======== Dataset records

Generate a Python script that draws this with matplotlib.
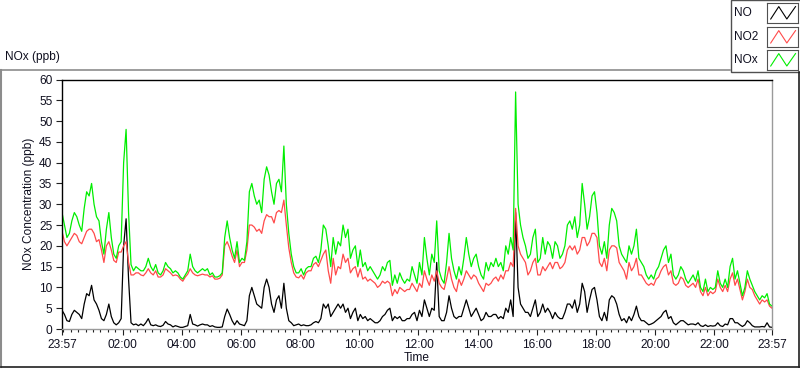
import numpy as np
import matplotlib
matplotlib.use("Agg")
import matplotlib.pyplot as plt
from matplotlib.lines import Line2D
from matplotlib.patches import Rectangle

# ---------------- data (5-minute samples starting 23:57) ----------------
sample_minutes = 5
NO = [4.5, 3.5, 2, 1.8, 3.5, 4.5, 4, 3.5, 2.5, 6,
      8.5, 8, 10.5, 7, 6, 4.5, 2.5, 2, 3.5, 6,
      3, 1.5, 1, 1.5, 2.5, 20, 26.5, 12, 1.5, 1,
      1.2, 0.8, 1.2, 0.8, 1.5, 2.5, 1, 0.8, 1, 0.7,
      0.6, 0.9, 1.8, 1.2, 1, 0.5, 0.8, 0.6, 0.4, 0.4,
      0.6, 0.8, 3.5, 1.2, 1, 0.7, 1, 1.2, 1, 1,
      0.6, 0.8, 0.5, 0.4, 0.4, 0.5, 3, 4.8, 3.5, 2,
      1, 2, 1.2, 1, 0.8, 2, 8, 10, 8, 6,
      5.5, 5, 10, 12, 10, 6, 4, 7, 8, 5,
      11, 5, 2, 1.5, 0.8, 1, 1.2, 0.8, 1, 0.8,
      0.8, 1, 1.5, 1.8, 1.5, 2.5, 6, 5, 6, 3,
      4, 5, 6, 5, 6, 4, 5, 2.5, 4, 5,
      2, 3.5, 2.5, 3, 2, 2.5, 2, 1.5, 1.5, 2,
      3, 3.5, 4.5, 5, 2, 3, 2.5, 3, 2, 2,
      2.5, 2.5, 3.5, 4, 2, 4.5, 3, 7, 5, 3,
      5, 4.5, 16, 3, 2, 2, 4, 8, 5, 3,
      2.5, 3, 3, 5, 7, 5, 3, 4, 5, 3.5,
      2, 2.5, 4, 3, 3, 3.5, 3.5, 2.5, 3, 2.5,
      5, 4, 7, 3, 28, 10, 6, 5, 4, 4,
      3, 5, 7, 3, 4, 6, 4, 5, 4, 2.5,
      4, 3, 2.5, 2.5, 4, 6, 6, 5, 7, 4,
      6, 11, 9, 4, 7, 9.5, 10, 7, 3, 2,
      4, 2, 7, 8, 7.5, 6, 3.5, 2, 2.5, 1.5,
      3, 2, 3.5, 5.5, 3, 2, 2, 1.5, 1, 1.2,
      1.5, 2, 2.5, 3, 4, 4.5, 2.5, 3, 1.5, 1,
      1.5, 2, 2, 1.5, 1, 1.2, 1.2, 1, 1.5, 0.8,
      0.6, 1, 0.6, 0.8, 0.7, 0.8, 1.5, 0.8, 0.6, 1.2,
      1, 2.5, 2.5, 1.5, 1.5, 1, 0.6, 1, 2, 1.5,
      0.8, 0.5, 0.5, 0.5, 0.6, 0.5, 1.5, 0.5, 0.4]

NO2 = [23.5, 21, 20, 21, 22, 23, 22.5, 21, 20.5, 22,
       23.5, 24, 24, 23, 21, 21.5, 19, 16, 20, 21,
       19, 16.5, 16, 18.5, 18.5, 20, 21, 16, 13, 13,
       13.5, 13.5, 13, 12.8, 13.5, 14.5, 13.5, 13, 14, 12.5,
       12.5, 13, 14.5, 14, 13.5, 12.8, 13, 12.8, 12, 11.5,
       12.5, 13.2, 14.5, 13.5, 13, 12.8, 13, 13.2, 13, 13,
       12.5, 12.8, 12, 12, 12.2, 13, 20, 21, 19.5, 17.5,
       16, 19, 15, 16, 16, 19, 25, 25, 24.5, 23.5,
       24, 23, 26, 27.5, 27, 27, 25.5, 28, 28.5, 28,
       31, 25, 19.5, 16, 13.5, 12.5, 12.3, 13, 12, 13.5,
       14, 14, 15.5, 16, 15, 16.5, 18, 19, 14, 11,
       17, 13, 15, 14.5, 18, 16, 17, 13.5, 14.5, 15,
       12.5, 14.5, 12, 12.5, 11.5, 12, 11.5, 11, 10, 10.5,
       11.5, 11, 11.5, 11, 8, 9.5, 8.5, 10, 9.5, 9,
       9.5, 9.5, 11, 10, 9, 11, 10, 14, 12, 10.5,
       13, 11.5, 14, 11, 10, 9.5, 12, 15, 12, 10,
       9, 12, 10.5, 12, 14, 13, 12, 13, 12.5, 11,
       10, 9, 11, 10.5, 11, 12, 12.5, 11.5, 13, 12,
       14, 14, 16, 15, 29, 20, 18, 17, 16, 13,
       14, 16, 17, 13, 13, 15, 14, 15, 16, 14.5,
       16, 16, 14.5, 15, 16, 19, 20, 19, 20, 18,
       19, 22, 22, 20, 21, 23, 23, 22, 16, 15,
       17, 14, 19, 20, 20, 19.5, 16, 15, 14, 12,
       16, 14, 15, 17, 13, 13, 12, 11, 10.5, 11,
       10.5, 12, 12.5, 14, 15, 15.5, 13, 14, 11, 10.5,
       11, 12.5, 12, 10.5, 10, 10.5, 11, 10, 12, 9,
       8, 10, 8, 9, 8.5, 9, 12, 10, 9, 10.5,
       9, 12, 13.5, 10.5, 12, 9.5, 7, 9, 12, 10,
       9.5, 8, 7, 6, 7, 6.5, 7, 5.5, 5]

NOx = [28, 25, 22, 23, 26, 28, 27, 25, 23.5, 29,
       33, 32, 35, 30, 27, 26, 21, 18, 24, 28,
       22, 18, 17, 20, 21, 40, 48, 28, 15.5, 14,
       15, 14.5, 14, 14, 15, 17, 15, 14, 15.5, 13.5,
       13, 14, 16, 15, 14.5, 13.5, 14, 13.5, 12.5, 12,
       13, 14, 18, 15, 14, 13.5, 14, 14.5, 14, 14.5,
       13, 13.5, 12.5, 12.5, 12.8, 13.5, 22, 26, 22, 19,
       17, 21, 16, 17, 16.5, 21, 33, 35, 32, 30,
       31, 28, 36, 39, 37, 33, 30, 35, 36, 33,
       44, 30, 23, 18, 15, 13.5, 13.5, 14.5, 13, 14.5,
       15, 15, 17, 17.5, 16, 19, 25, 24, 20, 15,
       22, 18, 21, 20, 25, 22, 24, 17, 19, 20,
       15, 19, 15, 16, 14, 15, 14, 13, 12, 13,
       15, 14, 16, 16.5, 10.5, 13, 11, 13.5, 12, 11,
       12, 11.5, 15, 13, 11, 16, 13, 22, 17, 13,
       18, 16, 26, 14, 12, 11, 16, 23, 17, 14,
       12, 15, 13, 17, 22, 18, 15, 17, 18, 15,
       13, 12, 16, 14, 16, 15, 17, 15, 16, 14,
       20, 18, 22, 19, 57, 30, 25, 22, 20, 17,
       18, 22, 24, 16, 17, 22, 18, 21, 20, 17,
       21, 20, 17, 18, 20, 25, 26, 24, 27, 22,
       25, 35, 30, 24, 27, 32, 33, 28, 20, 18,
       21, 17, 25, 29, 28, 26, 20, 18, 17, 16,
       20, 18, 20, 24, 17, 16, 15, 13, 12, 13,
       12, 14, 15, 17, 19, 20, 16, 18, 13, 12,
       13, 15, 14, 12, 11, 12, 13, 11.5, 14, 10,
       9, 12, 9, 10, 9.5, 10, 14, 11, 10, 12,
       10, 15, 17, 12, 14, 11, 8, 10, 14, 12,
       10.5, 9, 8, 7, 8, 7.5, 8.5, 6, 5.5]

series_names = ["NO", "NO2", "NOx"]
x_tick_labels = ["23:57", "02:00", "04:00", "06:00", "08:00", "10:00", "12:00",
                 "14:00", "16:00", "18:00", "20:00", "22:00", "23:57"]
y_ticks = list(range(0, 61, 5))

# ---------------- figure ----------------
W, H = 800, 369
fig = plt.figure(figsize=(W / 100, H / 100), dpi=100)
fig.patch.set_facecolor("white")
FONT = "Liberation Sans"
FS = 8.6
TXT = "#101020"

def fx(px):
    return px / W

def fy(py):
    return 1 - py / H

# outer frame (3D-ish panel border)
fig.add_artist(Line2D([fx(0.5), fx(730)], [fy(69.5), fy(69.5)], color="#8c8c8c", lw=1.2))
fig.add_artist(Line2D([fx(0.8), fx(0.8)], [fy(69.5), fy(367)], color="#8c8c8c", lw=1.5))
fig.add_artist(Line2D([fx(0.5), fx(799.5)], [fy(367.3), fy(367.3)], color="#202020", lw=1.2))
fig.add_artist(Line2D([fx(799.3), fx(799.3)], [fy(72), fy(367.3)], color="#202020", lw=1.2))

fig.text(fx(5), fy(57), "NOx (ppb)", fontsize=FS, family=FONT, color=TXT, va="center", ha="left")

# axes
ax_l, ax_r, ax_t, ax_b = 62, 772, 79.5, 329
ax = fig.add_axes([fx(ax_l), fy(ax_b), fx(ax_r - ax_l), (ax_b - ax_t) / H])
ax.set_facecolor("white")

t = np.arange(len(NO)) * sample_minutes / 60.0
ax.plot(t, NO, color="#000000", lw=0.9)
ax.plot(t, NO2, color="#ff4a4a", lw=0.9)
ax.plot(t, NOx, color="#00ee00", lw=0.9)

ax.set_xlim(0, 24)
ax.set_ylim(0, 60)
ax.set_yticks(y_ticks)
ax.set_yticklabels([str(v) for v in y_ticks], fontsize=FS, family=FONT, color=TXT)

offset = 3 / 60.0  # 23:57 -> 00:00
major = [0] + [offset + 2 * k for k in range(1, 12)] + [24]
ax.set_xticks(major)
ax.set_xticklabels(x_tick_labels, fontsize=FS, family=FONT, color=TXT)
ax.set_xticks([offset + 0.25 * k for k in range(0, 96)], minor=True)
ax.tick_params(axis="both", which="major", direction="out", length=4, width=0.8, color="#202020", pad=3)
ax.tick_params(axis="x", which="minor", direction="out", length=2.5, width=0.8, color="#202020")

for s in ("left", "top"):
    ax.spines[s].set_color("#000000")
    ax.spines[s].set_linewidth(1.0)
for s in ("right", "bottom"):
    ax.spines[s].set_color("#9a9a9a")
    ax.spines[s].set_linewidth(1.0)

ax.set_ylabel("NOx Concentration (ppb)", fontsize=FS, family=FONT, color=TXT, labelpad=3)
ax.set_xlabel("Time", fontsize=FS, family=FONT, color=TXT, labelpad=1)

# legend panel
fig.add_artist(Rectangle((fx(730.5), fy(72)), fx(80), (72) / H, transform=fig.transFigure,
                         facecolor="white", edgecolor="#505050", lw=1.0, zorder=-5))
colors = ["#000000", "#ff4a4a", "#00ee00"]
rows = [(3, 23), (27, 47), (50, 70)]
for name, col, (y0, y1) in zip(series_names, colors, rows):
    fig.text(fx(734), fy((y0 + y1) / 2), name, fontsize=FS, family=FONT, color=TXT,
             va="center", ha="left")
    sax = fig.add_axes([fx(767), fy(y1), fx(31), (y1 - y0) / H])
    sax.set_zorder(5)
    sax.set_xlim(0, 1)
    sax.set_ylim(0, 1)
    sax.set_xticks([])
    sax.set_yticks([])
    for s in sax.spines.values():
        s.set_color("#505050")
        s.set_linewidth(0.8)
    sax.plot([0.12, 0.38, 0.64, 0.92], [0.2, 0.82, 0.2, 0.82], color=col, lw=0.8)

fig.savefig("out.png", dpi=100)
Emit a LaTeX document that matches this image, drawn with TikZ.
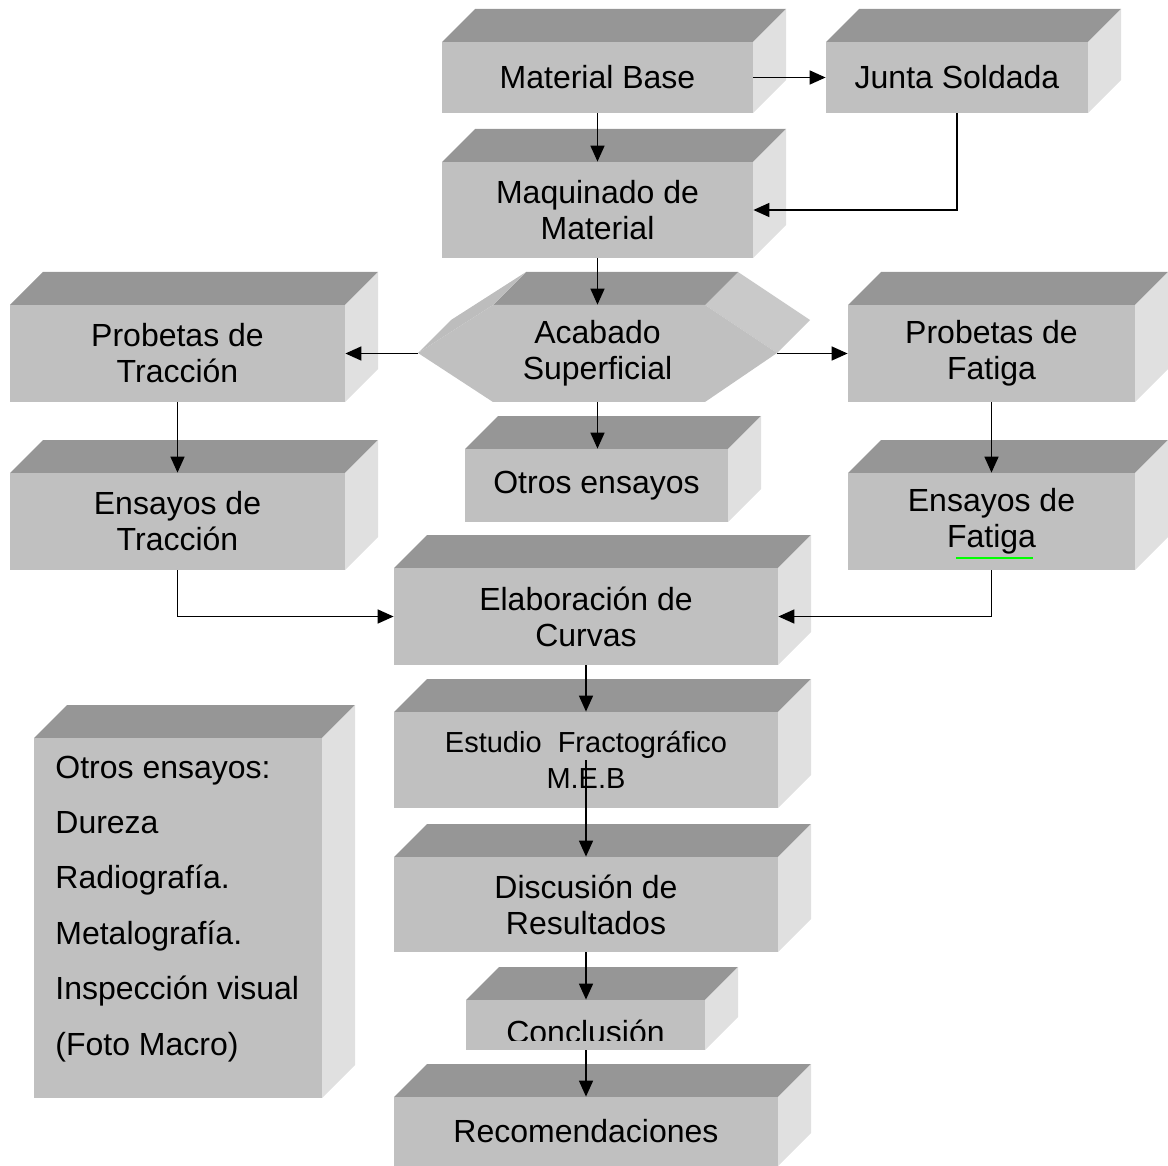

================

Exercise prompt: Pictures are excluded; extract exactly the lines from the start of the data through the line that holds "from matplotlib.patches import Rectangle", both ends included.

Expected output:
Generate a Python script that draws this with matplotlib.
import numpy as np
import matplotlib
matplotlib.use("Agg")
import matplotlib.pyplot as plt
from matplotlib.lines import Line2D
from matplotlib.patches import Rectangle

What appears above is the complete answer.